◆ PROVIDED RECORDS
········

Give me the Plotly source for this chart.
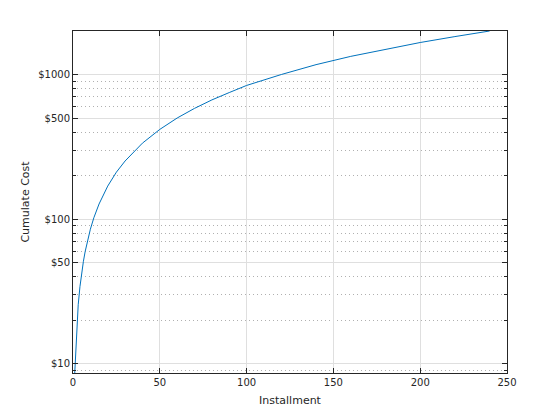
import plotly.graph_objects as go
import math

# Data
installment = [1, 2, 3, 4, 5, 6, 7, 8, 10, 12, 15, 20, 25, 30, 40, 50, 60, 70, 80,
               90, 100, 120, 140, 160, 180, 200, 220, 240]
cumulative_cost = [8.6, 17, 25.5, 34, 42.5, 51, 59.5, 68, 85, 102, 127, 169, 211, 252,
                   335, 417, 500, 583, 667, 750, 840, 1000, 1170, 1335, 1500, 1665,
                   1830, 2000]

y_tick_vals = [10, 50, 100, 500, 1000]
y_tick_text = ["$10", "$50", "$100", "$500", "$1000"]
y_minor_vals = [9, 20, 30, 40, 60, 70, 80, 90, 200, 300, 400, 600, 700, 800, 900, 2000]
x_tick_vals = [0, 50, 100, 150, 200, 250]

ink = "#262626"
font = dict(family="DejaVu Sans", size=10, color=ink)

fig = go.Figure()
fig.add_trace(go.Scatter(x=installment, y=cumulative_cost, mode="lines",
                         line=dict(color="#0072BD", width=1), showlegend=False))

fig.update_layout(
    width=560, height=420,
    margin=dict(l=65, r=61, t=23, b=55),
    paper_bgcolor="white", plot_bgcolor="white",
    font=font,
)
fig.update_xaxes(
    range=[0, 250], tickvals=x_tick_vals, ticks="inside", ticklen=5, tickwidth=1,
    tickcolor=ink, showline=True, linecolor=ink, linewidth=1, mirror="ticks",
    showgrid=True, gridcolor="#dfdfdf", gridwidth=1, zeroline=False,
    title=dict(text="Installment", font=dict(size=11, color=ink), standoff=9),
    tickfont=dict(size=10, color=ink),
)
fig.update_yaxes(
    type="log", range=[math.log10(8.6), math.log10(2000)],
    tickvals=y_tick_vals, ticktext=y_tick_text, ticks="inside", ticklen=5,
    tickwidth=1, tickcolor=ink, showline=True, linecolor=ink, linewidth=1,
    mirror="ticks", showgrid=True, gridcolor="#dfdfdf", gridwidth=1, zeroline=False,
    minor=dict(tickmode="array", tickvals=y_minor_vals, ticks="inside", ticklen=3,
               tickcolor=ink, showgrid=True, gridcolor="#b0b0b0", griddash="1px,3px",
               gridwidth=1),
    title=dict(text="Cumulate Cost", font=dict(size=11, color=ink), standoff=6),
    tickfont=dict(size=10, color=ink),
)

fig.write_html("out.html")
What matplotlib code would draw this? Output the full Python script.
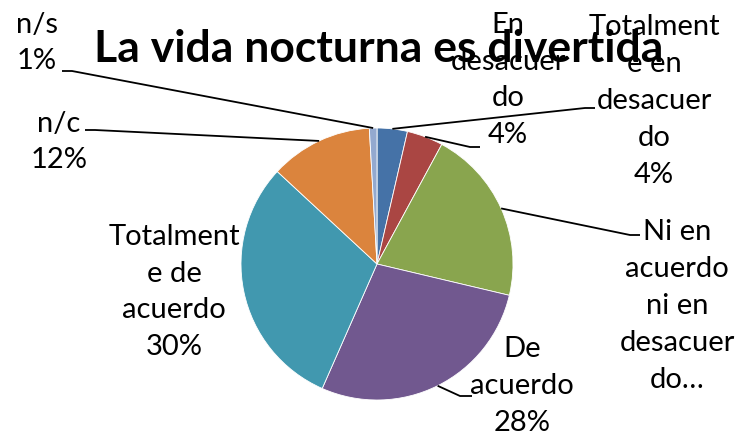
import matplotlib
matplotlib.use("Agg")
import matplotlib.pyplot as plt
import numpy as np

categories = ["Totalmente en desacuerdo", "En desacuerdo",
              "Ni en acuerdo ni en desacuerdo", "De acuerdo",
              "Totalmente de acuerdo", "n/c", "n/s"]
values = [3.6, 4.3, 20.8, 27.9, 30.3, 12.2, 0.9]
label_texts = ["Totalment\ne en\ndesacuer\ndo\n4%",
               "En\ndesacuer\ndo\n4%",
               "Ni en\nacuerdo\nni en\ndesacuer\ndo\u2026",
               "De\nacuerdo\n28%",
               "Totalment\ne de\nacuerdo\n30%",
               "n/c\n12%",
               "n/s\n1%"]
colors = ["#4572A7", "#AA4643", "#89A54E", "#71588F", "#4198AF", "#DB843D", "#93A9CF"]
title = "La vida nocturna es divertida"

W, H = 755, 441
fig = plt.figure(figsize=(W / 100, H / 100), dpi=100)
ax = fig.add_axes([0, 0, 1, 1])

cx, cy, R = 377, H - 264, 136
wedges, _ = ax.pie(values, colors=colors, startangle=90, counterclock=False,
                   center=(cx, cy), radius=R, frame=True,
                   wedgeprops=dict(edgecolor="white", linewidth=0.6))
ax.set_xlim(0, W)
ax.set_ylim(0, H)
ax.set_aspect("auto")
ax.axis("off")

FONT = "Lato"
FS = 21
LS = 1.52

# label block centers (x, y from top) and leader elbow/end points (from top)
label_pos = [(654, 101), (508, 80), (677, 306), (522, 386), (174, 292), (59, 142), (37, 43)]
leaders = [((585, 108), (595, 108)),
           ((470, 147), (480, 147)),
           ((630, 235), (640, 235)),
           ((460, 396), (472, 396)),
           None,
           ((95, 130), (85, 130)),
           ((72, 71), (62, 71))]

for w, txt, (lx, ly), ld in zip(wedges, label_texts, label_pos, leaders):
    ax.text(lx, H - ly, txt, ha="center", va="center", fontsize=FS,
            family=FONT, linespacing=LS, color="#000000", multialignment="center")
    if ld is not None:
        mid = np.deg2rad((w.theta1 + w.theta2) / 2)
        ex, ey = cx + R * np.cos(mid), cy + R * np.sin(mid)
        (x1, y1), (x2, y2) = ld
        ax.plot([ex, x1, x2], [ey, H - y1, H - y2], color="black", lw=1.3,
                solid_capstyle="butt", zorder=3)

ax.text(379, H - 62, title, ha="center", va="baseline", fontsize=32,
        family=FONT, fontweight="bold", color="black", zorder=5)

fig.savefig("out.png", dpi=100, facecolor="white")
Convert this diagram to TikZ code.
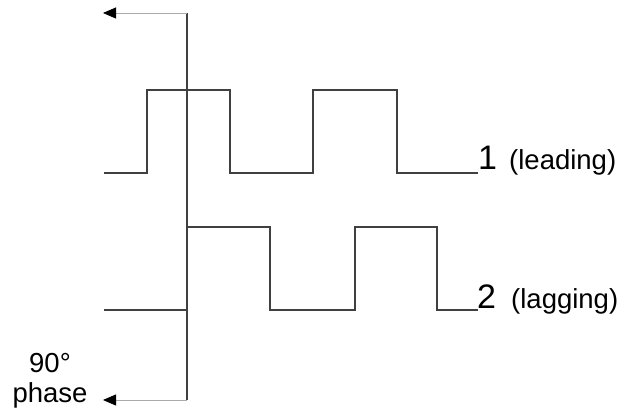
\documentclass[tikz,border=0pt]{standalone}
\usepackage{fontspec}
\setmainfont{Liberation Sans}
\usepackage{xcolor}
\usetikzlibrary{arrows.meta,positioning}
\definecolor{WaveGray}{RGB}{64,64,64}
\definecolor{ArrowGray}{RGB}{170,170,170}

\begin{document}
\begin{tikzpicture}[x=1pt,y=-1pt,
	wave/.style={line width=1.6pt,WaveGray,line join=miter},
	marker/.style={line width=1.6pt,WaveGray},
	phasearrow/.style={line width=0.8pt,ArrowGray,-{Triangle[black,length=13pt,width=11pt]}},
	bignum/.style={inner sep=0pt,font=\fontsize{34}{40}\selectfont},
	smalltxt/.style={inner sep=0pt,font=\fontsize{27.5}{30}\selectfont}
	]
		\useasboundingbox (0,0) rectangle (622,411);
		\coordinate (markTop) at (187,13);
		\coordinate (markBot) at (187,400);
		\coordinate (arrTop) at (103,13);
		\coordinate (arrBot) at (103,400);
		\coordinate (endOne) at (478,173);
		\coordinate (endTwo) at (478,310);
		
		% 信号 1（超前）
		\draw[wave] (104,173) -- (147,173) -- (147,90) -- (230,90) -- (230,173)
			-- (313,173) -- (313,90) -- (397,90) -- (397,173) -- (endOne);
		
		% 信号 2（滞后）
		\draw[wave] (104,310) -- (187,310) -- (187,227) -- (270,227) -- (270,310)
			-- (355,310) -- (355,227) -- (437,227) -- (437,310) -- (endTwo);
		
		% 竖直标记线
		\draw[marker] (markTop) -- (markBot);
		
		% 箭头
		\draw[phasearrow] (markTop) -- (arrTop);
		\draw[phasearrow] (markBot) -- (arrBot);
		
		% 标注
		\node[bignum,anchor=base west] (one) at (478,170) {1};
		\node[smalltxt,anchor=base west] (oneTxt) at (509,170) {(leading)};
		\node[bignum,anchor=base west] (two) at (477,309) {2};
		\node[smalltxt,anchor=base west] (twoTxt) at (511,309) {(lagging)};
		\node[smalltxt,align=center] (phaseTxt) at (50,381) {90°\\phase};
	\end{tikzpicture}
\end{document}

········

◆ EXERCISE DETAILS
Please reproduce, word for word, every line from the first line of the records above through the line containing "import math", and leave out the pictures.

◆ EXERCISE ANSWER
Give me the Plotly source for this chart.
import plotly.graph_objects as go
import math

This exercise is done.